CHALLENGE
Retype every line from the start of the data down to and including the line with "import pandas as pd". Skip the pictures.

╭─ INFORMATION SHOWN

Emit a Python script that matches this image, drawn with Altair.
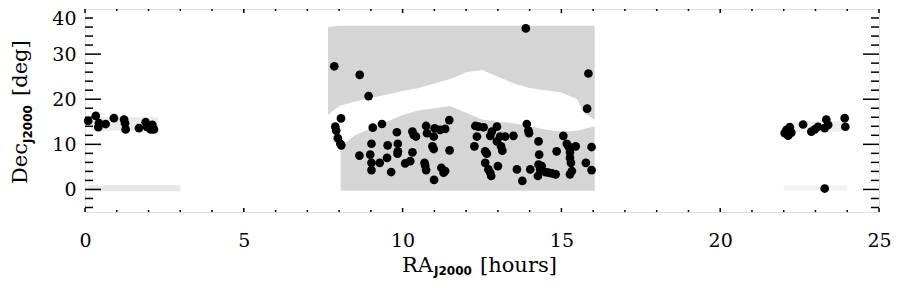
import altair as alt
import pandas as pd

# ---------------- data ----------------
# black points: RA [h], Dec [deg]
ra_black = [
    0.10, 0.34, 0.42, 0.44, 0.65, 0.91, 1.23, 1.26, 1.28, 1.70, 1.91, 1.96, 2.07, 2.12, 2.17,
    8.06, 7.88, 7.91, 7.96, 8.04, 8.07,
    7.85, 8.65, 8.93, 13.88, 15.85, 15.81,
    8.64, 8.98, 9.02, 9.06, 9.35, 9.02, 9.28, 9.02, 9.53, 9.51, 9.64, 9.82, 9.85, 9.85, 9.84,
    10.08, 10.24, 10.31, 10.31, 10.35, 10.42, 10.69, 10.71, 10.74, 10.74, 10.77, 11.01, 10.98,
    10.94, 10.98, 10.99, 11.18, 11.22, 11.29, 11.34, 11.34, 11.47, 11.48,
    12.29, 12.39, 12.34, 12.26, 12.55, 12.60, 12.65, 12.60, 12.70, 12.76, 12.79, 12.81, 12.76,
    12.97, 12.97, 13.00, 13.07, 13.10, 13.14, 13.23, 13.49, 13.60, 13.77, 13.91, 13.96, 13.98,
    14.28, 14.30, 14.28, 14.33, 14.38, 14.49, 14.59, 14.70, 14.82, 14.02, 14.26, 14.85,
    15.06, 15.17, 15.22, 15.30, 15.27, 15.27, 15.27, 15.33, 15.45, 15.77, 15.95, 15.95,
    22.03, 22.09, 22.14, 22.19, 22.24, 22.61, 22.87, 22.98, 23.08, 23.29, 23.34, 23.40,
    23.92, 23.94, 23.29,
]
dec_black = [
    15.2, 16.3, 13.8, 14.7, 14.5, 15.8, 15.5, 14.7, 13.3, 13.6, 14.9, 13.8, 13.3, 14.3, 13.3,
    15.75, 13.92, 13.05, 11.37, 10.13, 9.77,
    27.3, 25.4, 20.7, 35.7, 25.7, 17.9,
    7.50, 7.72, 10.13, 13.70, 14.51, 5.90, 5.90, 4.29, 9.77, 6.99, 3.86, 12.68, 10.13, 8.45, 7.94,
    5.76, 6.27, 8.23, 12.83, 12.10, 11.73, 5.90, 5.32, 4.29, 14.07, 12.46, 13.56, 11.73,
    9.55, 8.96, 2.11, 13.19, 4.81, 3.71, 4.08, 13.41, 15.38, 8.67,
    14.07, 13.92, 11.73, 9.55, 13.78, 8.45, 7.94, 5.90, 4.44, 3.71, 2.98, 12.83, 11.88,
    13.92, 10.64, 5.17, 11.73, 9.55, 8.60, 11.73, 11.88, 4.44, 1.89, 14.51, 13.05, 12.46,
    10.64, 7.72, 5.53, 4.44, 5.17, 3.86, 3.71, 3.57, 3.35, 4.44, 2.98, 8.45,
    11.88, 10.13, 9.55, 5.90, 8.23, 6.99, 3.35, 4.08, 9.55, 5.90, 9.40, 4.29,
    12.5, 13.2, 11.9, 13.8, 12.6, 14.4, 12.8, 13.3, 13.9, 13.6, 15.5, 14.3,
    15.8, 13.9, 0.2,
]

# grey survey field (central block), upper part: RA, top and bottom Dec
up_ra = [7.65, 8.0, 8.5, 9.0, 9.5, 10.0, 10.5, 11.0, 11.5, 12.0, 12.5, 13.0, 13.5, 14.0, 14.5, 15.0, 15.5, 15.7, 16.05]
up_top = [36.0, 36.3, 36.3, 36.3, 36.3, 36.3, 36.3, 36.3, 36.3, 36.3, 36.3, 36.3, 36.3, 36.3, 36.3, 36.3, 36.3, 36.3, 36.3]
up_bottom = [16.5, 18.5, 19.5, 20.3, 21.0, 21.8, 22.5, 23.5, 24.5, 26.0, 26.5, 25.0, 23.5, 22.5, 22.0, 21.5, 20.0, 17.0, 15.5]
# lower part
lo_ra = [8.05, 8.5, 9.0, 9.5, 10.0, 10.5, 11.0, 11.5, 12.0, 12.5, 13.0, 13.5, 14.0, 14.5, 15.0, 15.5, 16.05]
lo_top = [9.5, 12.0, 13.5, 15.0, 16.5, 17.5, 18.0, 18.5, 17.0, 15.5, 15.0, 14.7, 14.0, 13.3, 12.8, 13.0, 14.0]
lo_bottom = [-0.3, -0.3, -0.3, -0.3, -0.3, -0.3, -0.3, -0.3, -0.3, -0.3, -0.3, -0.3, -0.3, -0.3, -0.3, -0.3, -0.3]
field_density = 0.40

# sparse grey strips
strip_ra0 = [0.1, 0.2, 22.0, 22.3]
strip_ra1 = [3.0, 2.3, 24.0, 23.9]
strip_dec0 = [-0.4, 13.0, -0.3, 12.8]
strip_dec1 = [1.0, 16.0, 0.9, 15.2]
strip_density = [0.22, 0.2, 0.12, 0.15]

# ticks
x_major = [0, 5, 10, 15, 20, 25]
x_minor = [1, 2, 3, 4, 6, 7, 8, 9, 11, 12, 13, 14, 16, 17, 18, 19, 21, 22, 23, 24]
y_major = [0, 10, 20, 30]
y_minor = [-4, -2, 2, 4, 6, 8, 12, 14, 16, 18, 22, 24, 26, 28, 32, 34, 36, 38]
y_labels = [0, 10, 20, 30, 40]

# ---------------- chart ----------------
W, H = 794, 203
xs = alt.Scale(domain=[0, 25], nice=False, zero=False)
ys = alt.Scale(domain=[-5, 40], nice=False, zero=False)
dens = alt.Scale(domain=[0, 1], range=["#ffffff", "#999999"])

SERIF = "DejaVu Serif"

x_axis = alt.Axis(
    values=x_major, format="d", ticks=False, tickSize=0, domain=False, grid=False, title=None,
    labelFont=SERIF, labelFontSize=19, labelColor="black", labelPadding=19, labelFlush=False)
y_axis = alt.Axis(
    values=y_labels, format="d", ticks=False, tickSize=0, domain=False, grid=False, title=None,
    labelFont=SERIF, labelFontSize=19, labelColor="black", labelPadding=9,
    labelFlush=True, labelFlushOffset=0)

upper = pd.DataFrame({"ra": up_ra, "top": up_top, "bot": up_bottom, "d": field_density})
lower = pd.DataFrame({"ra": lo_ra, "top": lo_top, "bot": lo_bottom, "d": field_density})

area_up = alt.Chart(upper).mark_area(interpolate="linear").encode(
    x=alt.X("ra:Q", scale=xs, axis=x_axis),
    y=alt.Y("top:Q", scale=ys, axis=y_axis), y2="bot:Q",
    color=alt.Color("d:Q", scale=dens, legend=None))
area_lo = alt.Chart(lower).mark_area(interpolate="linear").encode(
    x=alt.X("ra:Q", scale=xs), y=alt.Y("top:Q", scale=ys), y2="bot:Q",
    color=alt.Color("d:Q", scale=dens, legend=None))

strips = alt.Chart(pd.DataFrame({"r0": strip_ra0, "r1": strip_ra1, "d0": strip_dec0,
                                 "d1": strip_dec1, "d": strip_density})).mark_rect().encode(
    x=alt.X("r0:Q", scale=xs), x2="r1:Q", y=alt.Y("d0:Q", scale=ys), y2="d1:Q",
    color=alt.Color("d:Q", scale=dens, legend=None))

points = alt.Chart(pd.DataFrame({"ra": ra_black, "dec": dec_black})).mark_circle(
    size=76, color="black", opacity=1).encode(
    x=alt.X("ra:Q", scale=xs), y=alt.Y("dec:Q", scale=ys))

# inward ticks on all four sides
def xticks(vals, y0, y1):
    return alt.Chart(pd.DataFrame({"t": vals})).mark_rule(color="black", strokeWidth=1.5).encode(
        x=alt.X("t:Q", scale=xs), y=alt.value(y0), y2=alt.value(y1))

def yticks(vals, x0, x1):
    return alt.Chart(pd.DataFrame({"t": vals})).mark_rule(color="black", strokeWidth=1.5).encode(
        y=alt.Y("t:Q", scale=ys), x=alt.value(x0), x2=alt.value(x1))

tick_layers = [
    xticks(x_major, H, H - 4), xticks(x_minor, H, H - 2),
    xticks(x_major, 0, 4), xticks(x_minor, 0, 2),
    yticks(y_major, 0, 16), yticks(y_minor, 0, 8),
    yticks(y_major, W, W - 16), yticks(y_minor, W, W - 8),
]

def txt(s, x, y, size, font=SERIF, weight="normal", angle=0):
    return alt.Chart(pd.DataFrame({"s": [s]})).mark_text(
        font=font, fontSize=size, fontWeight=weight, align="left", baseline="alphabetic",
        angle=angle, color="black").encode(x=alt.value(x), y=alt.value(y), text="s:N")

titles = [
    txt("RA", 317, 263, 21),
    txt("J2000", 349, 266, 12, font="DejaVu Sans", weight="bold"),
    txt("[hours]", 395, 263, 21),
    txt("Dec", -58, 175, 21, angle=270),
    txt("J2000", -53, 134, 12, font="DejaVu Sans", weight="bold", angle=270),
    txt("[deg]", -58, 87, 21, angle=270),
]

chart = alt.layer(area_up, area_lo, strips, points, *tick_layers, *titles).resolve_scale(
    color="shared").properties(
    width=W, height=H,
    padding={"left": 77, "top": 1, "right": 12, "bottom": 67},
    autosize=alt.AutoSizeParams(type="none"),
).configure_view(stroke="black", strokeWidth=2).configure(background="white")

chart.save("out.html", embed_options={"renderer": "svg", "actions": False})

╰─

CORRECT RESPONSE
Emit a Python script that matches this image, drawn with Altair.
import altair as alt
import pandas as pd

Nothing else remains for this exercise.